In response, Taylor produced a picture of him alongside Trump in the Oval Office, where they're both giving the camera a thumbs up. 

He served at DHS between 2017 and 2019 and said he 'witnessed the damning results firsthand' of Trump's 'personal deficiencies.'  He served as chief of staff for then-DHS secretary Kirstjen Nielsen, which would have put him in meetings with White House officials on matters of immigration and national security. 

When he published the New York Times op-ed, he was a deputy to agency's then chief of staff. 

In an online introduction to the 2017 New York Times piece, which became an immediate controversy, the Times said the author's 'identity is known to us' and the person's 'job would be jeopardized by its disclosure. We believe publishing this essay anonymously is the only way to deliver an important perspective to our readers.'

Several Trump figures were named as the possible author, including Vice President Mike Pence and then-counselor to the president Kellyanne Conway. 

The identity of 'anonymous' consumed the president and his aides for some time and became one of Washington's favorite guessing games.  

The New York Times op-ed describes a 'quiet resistance' that wasn't designed to bring Trump down – only to curb his worst impulses. 

The op-ed lost its impact over the years as a number of high-profile former Trump staffers bashed the president publicly, including former National Security Adviser John Bolton and former Defense Secretary Jim Mattis.  

Trump blasted 'Anonymous' when the op-ed was originally published

The uncertainty over who wrote it was one of the reasons the Times op-ed caused such a firestorm as most of the speculation on the author's identity focused on high-level White House officials. 
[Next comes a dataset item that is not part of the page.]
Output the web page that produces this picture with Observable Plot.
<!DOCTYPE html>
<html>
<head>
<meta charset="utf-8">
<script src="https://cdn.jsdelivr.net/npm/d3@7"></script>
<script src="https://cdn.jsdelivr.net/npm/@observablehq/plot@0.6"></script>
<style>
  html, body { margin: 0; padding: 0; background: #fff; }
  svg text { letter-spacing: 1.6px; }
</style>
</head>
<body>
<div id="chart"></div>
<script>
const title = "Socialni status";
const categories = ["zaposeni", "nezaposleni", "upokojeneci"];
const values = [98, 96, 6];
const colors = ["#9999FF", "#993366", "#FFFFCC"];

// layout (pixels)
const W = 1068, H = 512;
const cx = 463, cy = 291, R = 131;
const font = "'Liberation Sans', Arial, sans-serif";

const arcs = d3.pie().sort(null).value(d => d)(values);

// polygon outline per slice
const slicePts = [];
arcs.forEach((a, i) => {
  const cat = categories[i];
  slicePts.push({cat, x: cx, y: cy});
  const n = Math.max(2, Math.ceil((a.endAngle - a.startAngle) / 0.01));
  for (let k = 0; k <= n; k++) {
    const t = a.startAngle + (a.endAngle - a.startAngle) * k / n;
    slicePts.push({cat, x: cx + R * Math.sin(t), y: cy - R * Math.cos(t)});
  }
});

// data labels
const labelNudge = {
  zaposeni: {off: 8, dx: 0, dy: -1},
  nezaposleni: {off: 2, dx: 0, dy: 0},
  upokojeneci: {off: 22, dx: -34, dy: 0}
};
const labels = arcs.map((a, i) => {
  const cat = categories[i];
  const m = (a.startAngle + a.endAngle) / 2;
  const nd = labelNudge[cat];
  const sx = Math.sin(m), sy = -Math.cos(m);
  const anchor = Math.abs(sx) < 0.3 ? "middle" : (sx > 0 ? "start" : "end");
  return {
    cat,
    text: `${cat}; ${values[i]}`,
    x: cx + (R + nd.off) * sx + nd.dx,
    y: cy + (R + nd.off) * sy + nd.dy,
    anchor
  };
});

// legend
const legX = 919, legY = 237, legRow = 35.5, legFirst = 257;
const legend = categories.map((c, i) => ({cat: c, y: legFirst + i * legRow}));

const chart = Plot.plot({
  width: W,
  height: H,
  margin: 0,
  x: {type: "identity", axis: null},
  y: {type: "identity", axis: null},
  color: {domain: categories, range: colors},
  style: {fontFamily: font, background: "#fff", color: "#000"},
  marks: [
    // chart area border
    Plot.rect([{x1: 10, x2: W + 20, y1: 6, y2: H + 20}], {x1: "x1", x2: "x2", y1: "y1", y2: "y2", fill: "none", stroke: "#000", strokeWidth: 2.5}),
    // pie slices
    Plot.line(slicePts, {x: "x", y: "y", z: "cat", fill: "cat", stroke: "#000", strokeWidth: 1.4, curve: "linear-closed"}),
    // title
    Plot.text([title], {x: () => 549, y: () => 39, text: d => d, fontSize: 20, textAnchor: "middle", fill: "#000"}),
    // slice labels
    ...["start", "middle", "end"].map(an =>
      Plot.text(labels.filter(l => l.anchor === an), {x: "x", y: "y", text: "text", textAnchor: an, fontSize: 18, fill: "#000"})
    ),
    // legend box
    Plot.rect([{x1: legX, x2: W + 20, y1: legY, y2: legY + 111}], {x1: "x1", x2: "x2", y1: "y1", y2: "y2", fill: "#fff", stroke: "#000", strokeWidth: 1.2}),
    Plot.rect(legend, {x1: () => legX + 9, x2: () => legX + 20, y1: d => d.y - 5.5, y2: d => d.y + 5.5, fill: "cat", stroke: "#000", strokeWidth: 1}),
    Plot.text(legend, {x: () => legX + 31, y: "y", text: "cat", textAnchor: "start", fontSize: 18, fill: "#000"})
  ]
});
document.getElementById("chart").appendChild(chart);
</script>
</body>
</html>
'Ours is not the popular 'resistance' of the left,' the author wrote in the piece. 'We want the administration to succeed and think that many of its policies have already made America safer and more prosperous.'

'It may be cold comfort in this chaotic era, but Americans should know that there are adults in the room. We fully recognize what is happening. And we are trying to do what's right even when Donald Trump won't.' 

'But we believe our first duty is to this country, and the president continues to act in a manner that is detrimental to the health of our republic.'

'So rather than risk the invocation of the Constitution's 25th Amendment, the prescribed route for removing a president, he boasts that 'we will do what we can to steer the administration in the right direction until – one way or another – it's over.' 

Anonymous denied being part of a deep state conspiracy: 'This isn't the work of the so-called deep state. It's the work of the steady state.' 

He later wrote the book 'A Warning' that came out in November of last year.

The president attacked the author in 2018, suggesting alternatively that the op-ed might be an act of treason, and that the author might be a fictitious creation of the Times rather than a real person. 
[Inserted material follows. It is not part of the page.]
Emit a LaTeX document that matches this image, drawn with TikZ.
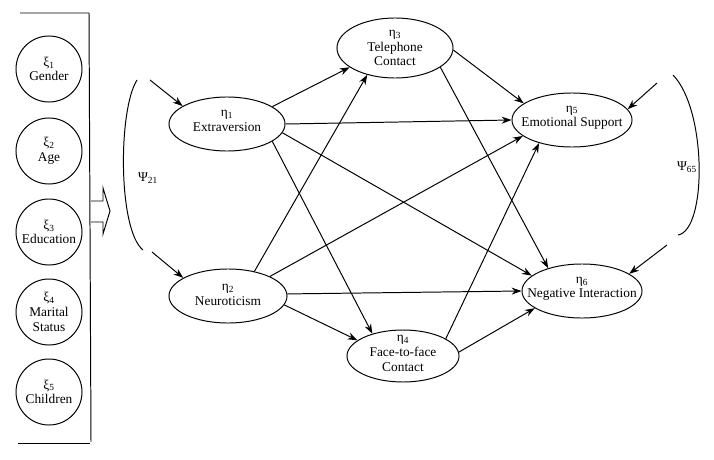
\documentclass[tikz,border=0pt]{standalone}
\usepackage{fontspec}
\setmainfont{Liberation Serif}
\usetikzlibrary{arrows.meta,shapes.geometric}

\begin{document}
\begin{tikzpicture}[x=0.025cm,y=-0.025cm,line width=0.7pt,
  >={Stealth[length=7pt,width=5pt]},
  font=\fontsize{9.5}{10.5}\selectfont,
  exo/.style={circle,draw,align=center,inner sep=0pt,minimum size=1.65cm},
  latent/.style={ellipse,draw,inner sep=0pt},
  lbl/.style={align=center,inner sep=0pt}]
\useasboundingbox (0,0) rectangle (714,459);

% exogenous variables
\draw (20,13) -- (89,13) -- (91,442);
\draw (18,443) -- (90,443);
\node[exo] (xi1) at (49,69)  {ξ\textsubscript{1}\\Gender};
\node[exo] (xi2) at (49,151) {ξ\textsubscript{2}\\Age};
\node[exo] (xi3) at (49,232) {ξ\textsubscript{3}\\Education};
\node[exo] (xi4) at (49,312) {ξ\textsubscript{4}\\Marital\\Status};
\node[exo] (xi5) at (49,392) {ξ\textsubscript{5}\\Children};
\draw (91,201) -- (103,201) -- (103,188) -- (110,211) -- (103,234) -- (103,222) -- (91,222);

% endogenous variables
\node[latent,minimum width=2.9cm,minimum height=1.35cm] (eta1) at (227,124) {};
\node[lbl] (eta1t) at ([yshift=2pt]eta1) {η\textsubscript{1}\\Extraversion};
\node[latent,minimum width=2.95cm,minimum height=1.35cm] (eta2) at (228,296) {};
\node[lbl] (eta2t) at ([yshift=1pt]eta2) {η\textsubscript{2}\\Neuroticism};
\node[latent,minimum width=2.9cm,minimum height=1.5cm] (eta3) at (395,48) {};
\node[lbl] (eta3t) at (eta3) {η\textsubscript{3}\\Telephone\\Contact};
\node[latent,minimum width=2.8cm,minimum height=1.3cm] (eta4) at (403,356) {};
\node[lbl] (eta4t) at ([yshift=2pt]eta4) {η\textsubscript{4}\\Face-to-face\\Contact};
\node[latent,minimum width=3cm,minimum height=1.35cm] (eta5) at (572,120) {};
\node[lbl] (eta5t) at ([yshift=1.5pt]eta5) {η\textsubscript{5}\\Emotional Support};
\node[latent,minimum width=3cm,minimum height=1.35cm] (eta6) at (582,291) {};
\node[lbl] (eta6t) at ([yshift=1.5pt]eta6) {η\textsubscript{6}\\Negative Interaction};

% paths
\path[->]
  (eta1.21)  edge (eta3.203)
  (eta1.0)   edge (eta5.180)
  (eta1.-9)  edge (eta6.163)
  (eta1.-21) edge (eta4.144)
  (eta2.43)  edge (eta3.224)
  (eta2.25)  edge (eta5.198)
  (eta2.2)   edge (eta6.180)
  (eta2.-9)  edge (eta4.161)
  (eta3.-2)  edge (eta5.161)
  (eta3.-23) edge (eta6.146)
  (eta4.22)  edge (eta5.215)
  (eta4.4)   edge (eta6.200);

% disturbances
\coordinate (in1) at (150,80);
\coordinate (in2) at (152,252);
\coordinate (in5) at (657,83);
\coordinate (in6) at (667,245);
\draw[->] (in1) -- (eta1.158);
\draw[->] (in2) -- (eta2.158);
\draw[->] (in5) -- (eta5.11);
\draw[->] (in6) -- (eta6.20);
\draw (137,80) .. controls (118,110) and (118,230) .. (143,250);
\node (psi21) at (148,178) {Ψ\textsubscript{21}};
\draw (673,75) .. controls (707,110) and (707,230) .. (678,235);
\node (psi65) at (687,167) {Ψ\textsubscript{65}};
\end{tikzpicture}
\end{document}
'Does the so-called 'Senior Administration Official' really exist, or is it just the Failing New York Times with another phony source?' he tweeted at the time. 

'If the GUTLESS anonymous person does indeed exist, the Times must, for National Security purposes, turn him/her over to government at once!'

He also tweeted a single word: 'TREASON?'

The White House conducted an unsuccessful mole hunt for the person. Trump tasked then-Attorney General Jeff Sessions with finding out who wrote the piece. 

The Times op-ed described the president as 'impetuous, adversarial, petty and ineffective' in the way he manages the government, and said the author is part of an organized 'resistance' whose goal is 'to preserve our democratic institutions while thwarting Trump's more misguided impulses until he is out of office.' 

Sarah Sanders, then the White House press secretary said in a statement at the time that the essay was 'pathetic, reckless, and selfish' and challenged the Times to 'issue an apology.'

'This is just another example of the liberal media's concerted effort to discredit the President,' she said then.